Yes, copyright infringement is against the law in most countries, but if you equate downloading with stealing you practise justice by analogy. You may claim that the effect of sneaking a physical disc out of the Virgin Megastore or downloading it from the Pirate Bay boils down to the same thing – leaving Richard Branson out of pocket. You may even have convincing evidence that verbal abuse can be as bad as physical assault. However, a criminal act is defined by what people do, while the harm it causes to society is (or should be) expressed in the punishment.

There's no people more fussy about wording than lawyers and judges, with the exception of good translators. Informally put, in Dutch law stealing means removing (1) a physical item (2) belonging to someone else (3) without permission (4), with the intention of keeping it (5). If the prosecution can't persuade the judges of all five elements that means you're off the hook.
How about not returning my library books? They're physical, they're not mine, I took them out from the library and I don't intend to bring them back. Ah, but my client did have permission to remove them from the library, your worship. He's not a thief, he's a rotten embezzler of books.

If you want a better analogy, then downloading is like getting on a train or in a cinema without a ticket. You're enjoying something for free that other people paid for. Provided there are enough seats, you don't impede their enjoyment.

So much for this overly long pedantic preamble. I have a confession to make. I count many illegal downloaders among my friends, colleagues and acquaintances. None of them steal cars or beat their spouses as far as I know. So why do they do it?

Downloading is just too easy to do and too easy to get away with. Historically, when a crime is ubiquitous and the perpetrators tough to track down the law retaliates with excessive punishment. Charging Jammie Thomas two million dollars ($80,000 per song) reminds you of the practice of killing horse thieves in the Old West. You wouldn't break the speed limit if it cost you your car and your house. In the Netherlands no civilians are bankrupted for ripping a few albums. Although the political climate is set to change, right now the most compelling incentive for people not to download content would be their conviction that it is simply wrong. It appears most people, especially the young, don't feel that strongly.

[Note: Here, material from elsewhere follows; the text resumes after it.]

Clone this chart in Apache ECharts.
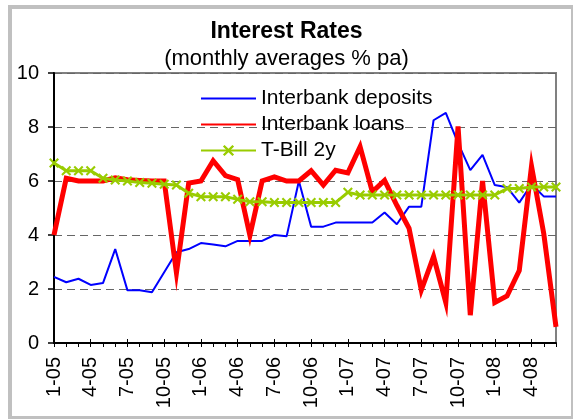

The effect that being completely invisible would have on a person's morality has been argued by philosophers and explored in literature and film. I myself believe that the getting-away-with-it part of the attraction is weaker than the it's-not-that-big-a-deal conviction. The effect of illegal downloads is not tangible, like punching somebody in the face. When you don't see your victim you cannot contemplate the harm you have caused. Some will argue that their downloading does no harm at all. They still buy as many CDs as before and will claim it is a victimless crime.

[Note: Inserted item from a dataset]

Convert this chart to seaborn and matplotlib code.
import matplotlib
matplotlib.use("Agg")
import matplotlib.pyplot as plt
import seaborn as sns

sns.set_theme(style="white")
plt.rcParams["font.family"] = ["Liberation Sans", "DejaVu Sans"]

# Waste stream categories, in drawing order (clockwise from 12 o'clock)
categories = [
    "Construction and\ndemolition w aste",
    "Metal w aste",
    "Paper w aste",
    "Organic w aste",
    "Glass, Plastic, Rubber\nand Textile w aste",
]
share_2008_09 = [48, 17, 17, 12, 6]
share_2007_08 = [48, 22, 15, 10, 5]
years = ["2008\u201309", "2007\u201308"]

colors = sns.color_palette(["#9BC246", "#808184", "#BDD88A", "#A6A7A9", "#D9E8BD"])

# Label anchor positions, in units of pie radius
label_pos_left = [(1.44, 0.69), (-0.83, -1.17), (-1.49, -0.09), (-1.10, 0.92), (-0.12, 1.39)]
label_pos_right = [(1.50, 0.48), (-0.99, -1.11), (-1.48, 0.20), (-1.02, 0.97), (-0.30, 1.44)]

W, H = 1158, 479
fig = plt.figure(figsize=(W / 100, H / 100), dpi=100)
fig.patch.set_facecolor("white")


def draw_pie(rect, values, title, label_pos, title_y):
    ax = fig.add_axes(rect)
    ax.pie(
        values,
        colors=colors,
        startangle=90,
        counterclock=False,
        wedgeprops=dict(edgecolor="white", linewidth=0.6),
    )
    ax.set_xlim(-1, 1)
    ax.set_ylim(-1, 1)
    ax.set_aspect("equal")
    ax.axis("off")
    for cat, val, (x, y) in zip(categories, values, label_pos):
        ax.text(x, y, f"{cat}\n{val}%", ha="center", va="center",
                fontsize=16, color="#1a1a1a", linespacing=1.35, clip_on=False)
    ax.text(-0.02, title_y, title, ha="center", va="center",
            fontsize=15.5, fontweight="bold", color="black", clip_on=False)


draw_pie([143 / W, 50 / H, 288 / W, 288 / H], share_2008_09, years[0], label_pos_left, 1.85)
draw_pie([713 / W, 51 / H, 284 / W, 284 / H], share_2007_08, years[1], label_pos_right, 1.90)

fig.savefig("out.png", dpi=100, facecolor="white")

If you want to convince people that downloading hurts, show some of the small record stores and video rental shops going out of business. I don't grudge Metallica drummer Lars Ulrich his wealth, but when he spoke out against Napster I didn't feel sorry for him. The average punter has no compunctions about making millionaires a little less wealthy.

I hope the Capitol v. Thomas case will prove to be Pyrrhic victory in the end for MegaCorp Inc and that the Internet will prove to be a blessing, not a curse. Authors become publishers through print on demand. Bands let you download their music from their own web sites and sell must-have limited editions straight to the fans. Power to the people!